Monday, November 1, 1999

Taking Advantage of E-commerce

Liberty Institute Briefing Paper on Trade and Development "Taking Advantage of E-commerce" was published in November 1999.

The world e-commerce transaction is said to have touched $500 billion this year according to one estimate (including goods sold and purchased over the internet). There are over 2 million people whose jobs are now dependent on it. And this is just the beginning.

India with a substantial presence in the computer software segment, and a large well-trained manpower, has the potential to gain significantly from e-commerce. However, there are serious bottlenecks. With barely one million PCs and 15 million telephones in India, India needs radical policy reforms in many areas if she is to take advantage of this emerging area of e-commerce. On the other hand, e-commerce has the potential of freeing the Indian economy and her people from the restrictive influence of the state.

1. How can India benefit from e-commerce?

A. India has shown itself to be competitive in information technology and in services. E-commerce dealing in intangibles combines these two together. Solving Y2K bugs was an excellent example of e-commerce. India can be confident of doing well in the service side of e-commerce. After software, e-commerce is likely to be the next wave of information technology business. If India is not actively involved, its famed software industry will become a historical relic.

B. By eradicating the disability of geography, e-commerce allows service providers to compete directly on labour costs and other factors like time difference. India's labour prices are extremely competitive against any Western country. And few third world countries have India's lead in information based services. India is also nicely placed between east Asia, Europe and the Americas to tap time zone difference. Already, Indians work on projects for US companies while the latter sleep.

C. E-commerce greatly reduces transaction costs and overcomes infrastructure failures. For Indian companies, especially small companies, who have a hard time with overhead costs and overcoming infrastructural bottlenecks, e-commerce is a cheap way to become a global market player.

D. E-commerce gives India an opportunity to rebuild a large portion of its economy without the red tape and regulation that strangled its manufacturing sector during the past 50 years. India's software industry has shown how well information based industries can do if the government is not involved. E-commerce could expand that lesson to many other sectors of business including retailing.

2. Few will oppose e-commerce at the WTO. But they will propose regulatory mechanisms that could throttle the business before it starts or, worse, provide means for countries to put up barriers to e-commerce across borders.

A) The European Union has proposed an international regulatory body for e-commerce. But this could easily become hostage to politics, parochial national concerns and rivalries. A multilateral body would tend to seek the lowest common denominator among its members and this is likely to be the most restrictive measure.

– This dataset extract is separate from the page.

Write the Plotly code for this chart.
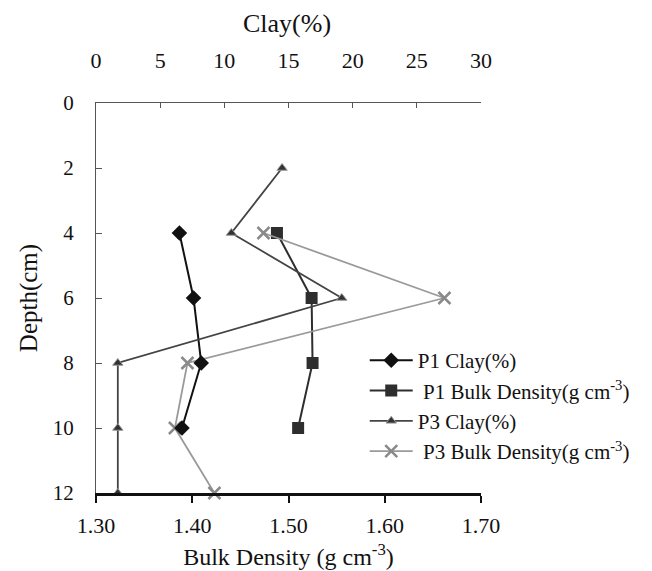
import plotly.graph_objects as go

depth_p1 = [4, 6, 8, 10]
p1_clay = [6.5, 7.6, 8.2, 6.7]
p1_bd = [1.488, 1.524, 1.525, 1.510]

depth_p3_clay = [2, 4, 6, 8, 10, 12]
p3_clay = [14.5, 10.55, 19.15, 1.7, 1.7, 1.7]

depth_p3_bd = [4, 6, 8, 10, 12]
p3_bd = [1.474, 1.662, 1.395, 1.382, 1.423]

bd_ticks = [1.30, 1.40, 1.50, 1.60, 1.70]
clay_ticks = [0, 5, 10, 15, 20, 25, 30]
depth_ticks = [0, 2, 4, 6, 8, 10, 12]

FONT = "Liberation Serif"

fig = go.Figure()
fig.add_trace(go.Scatter(
    x=p1_clay, y=depth_p1, xaxis="x2", yaxis="y", mode="lines+markers",
    name="P1 Clay(%)", legendgroup="a", line=dict(color="#111", width=2),
    marker=dict(symbol="diamond", size=12, color="#111"), cliponaxis=False))
fig.add_trace(go.Scatter(
    x=p1_bd, y=depth_p1, xaxis="x", yaxis="y", mode="lines+markers",
    name=" P1 Bulk Density(g cm<sup>-3</sup>)", legendgroup="b",
    line=dict(color="#2e2e2e", width=2),
    marker=dict(symbol="square", size=12, color="#2e2e2e"), cliponaxis=False))
fig.add_trace(go.Scatter(
    x=p3_clay, y=depth_p3_clay, xaxis="x2", yaxis="y", mode="lines+markers",
    name="P3 Clay(%)", legendgroup="c", line=dict(color="#444", width=1.8),
    marker=dict(symbol="triangle-up", size=9, color="#333",
                line=dict(color="#999", width=1)), cliponaxis=False))
fig.add_trace(go.Scatter(
    x=p3_bd, y=depth_p3_bd, xaxis="x", yaxis="y", mode="lines+markers",
    name=" P3 Bulk Density(g cm<sup>-3</sup>)", legendgroup="d",
    line=dict(color="#9a9a9a", width=1.8),
    marker=dict(symbol="x-thin", size=12, line=dict(color="#8a8a8a", width=2.5)),
    cliponaxis=False))

fig.update_layout(
    width=652, height=571,
    margin=dict(l=96, r=171, t=103, b=78, autoexpand=False),
    paper_bgcolor="white", plot_bgcolor="white",
    font=dict(family=FONT, size=21, color="#111"),
    showlegend=True,
    legend=dict(x=0.698, y=0.392, xanchor="left", yanchor="top",
                font=dict(family=FONT, size=21, color="#111"),
                bgcolor="rgba(0,0,0,0)", tracegroupgap=0, itemwidth=43),
    xaxis=dict(range=[1.3, 1.7], tickvals=bd_ticks,
               ticktext=["%.2f" % v for v in bd_ticks],
               ticks="outside", ticklen=7, tickwidth=2, tickcolor="#111",
               showline=True, linewidth=2.5, linecolor="#111",
               showgrid=False, zeroline=False, automargin=False,
               ticklabelstandoff=4,
               title=dict(text="Bulk Density (g cm<sup>-3</sup>)", standoff=12,
                          font=dict(family=FONT, size=24)),
               tickfont=dict(family=FONT, size=22)),
    xaxis3=dict(range=[1.3, 1.7], tickvals=bd_ticks, overlaying="x", side="bottom",
                anchor="y", ticks="inside", ticklen=7, tickwidth=2, tickcolor="#111",
                showticklabels=False, showline=False, showgrid=False, zeroline=False),
    xaxis2=dict(range=[0, 30], tickvals=clay_ticks, overlaying="x", side="top",
                anchor="y", ticks="inside", ticklen=5, tickwidth=1, tickcolor="#555",
                showline=True, linewidth=1, linecolor="#555", automargin=False,
                showgrid=False, zeroline=False, ticklabelstandoff=25,
                tickfont=dict(family=FONT, size=22)),
    yaxis=dict(range=[12, 0], tickvals=depth_ticks,
               ticks="inside", ticklen=6, tickwidth=1, tickcolor="#555",
               showline=True, linewidth=1, linecolor="#555", automargin=False,
               showgrid=False, zeroline=False, ticklabelstandoff=17,
               title=dict(text="Depth(cm)", standoff=8, font=dict(family=FONT, size=25)),
               tickfont=dict(family=FONT, size=21)),
    annotations=[dict(text="Clay(%)", xref="paper", yref="paper", x=0.497, y=1.2026,
                      xanchor="center", yanchor="middle", showarrow=False,
                      font=dict(family=FONT, size=26, color="#111"))],
)

fig.write_html("out.html", config={"displayModeBar": False},
               post_script="document.body.style.margin='0';")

B) Countries will try to bring in taxes and tariff systems that mimic those in normal physical trading. This would automatically rob e-commerce of much of the speed and flexibility that is its advantage. It would also bring in an enormous amount of national government regulation that would suffocate e-commerce development.

3. What India should support about e-commerce?

A) It should oppose international regulation. Self-regulation is probably the best way. In other words, beyond a basic legal framework establishing the authenticity of electronic signatures, contracts and so on. Let the market generate the credit rating and security measures in the form of private firms. These themselves will be forms of e-commerce which Indian companies can profit from.

B) There are two types of e-commerce. One is the business of intangible services and products. These should be declared tariff and tax-free. This would encourage such business and remove a major government headache on how to regulate this. The other type of e-commerce will result in the movement of a tangible product or good from one hand to another. India should consider at least introducing a tax and tariff holiday in such services for a few years, if not a total ban altogether. Taxes could perhaps be shifted to consumption rather than transaction based means.

C) India should reassure other third world countries about the importance of e-commerce and the fact all countries will benefit greatly from allowing free trade in cyberspace.

However, to take advantage of this new technology, a new mindset is necessary. First, it would be necessary to realise that the industry grew precisely because the state failed to realise the potential of software and therefore, did not place the kind of obstacles that other sectors of the economy had to go through. But now the state is planning to step in. While it talks of promoting the IT sector, it now seeks to impose a 49% ceiling on foreign investment in e-commerce ventures. Clearly the state has failed to understand that e-commerce operates in a borderless world. A cap on foreign investment will severely handicap the Indian operations right at the dawn of this new era.

E-commerce is a very good example of brain drain in the other direction. Foreign companies setting up in India a range of e-services, data communication, backroom activity, ticketing, data processing, call services, has the potential for a lot of employment, and income. Let us not close this window of opportunity on ourselves.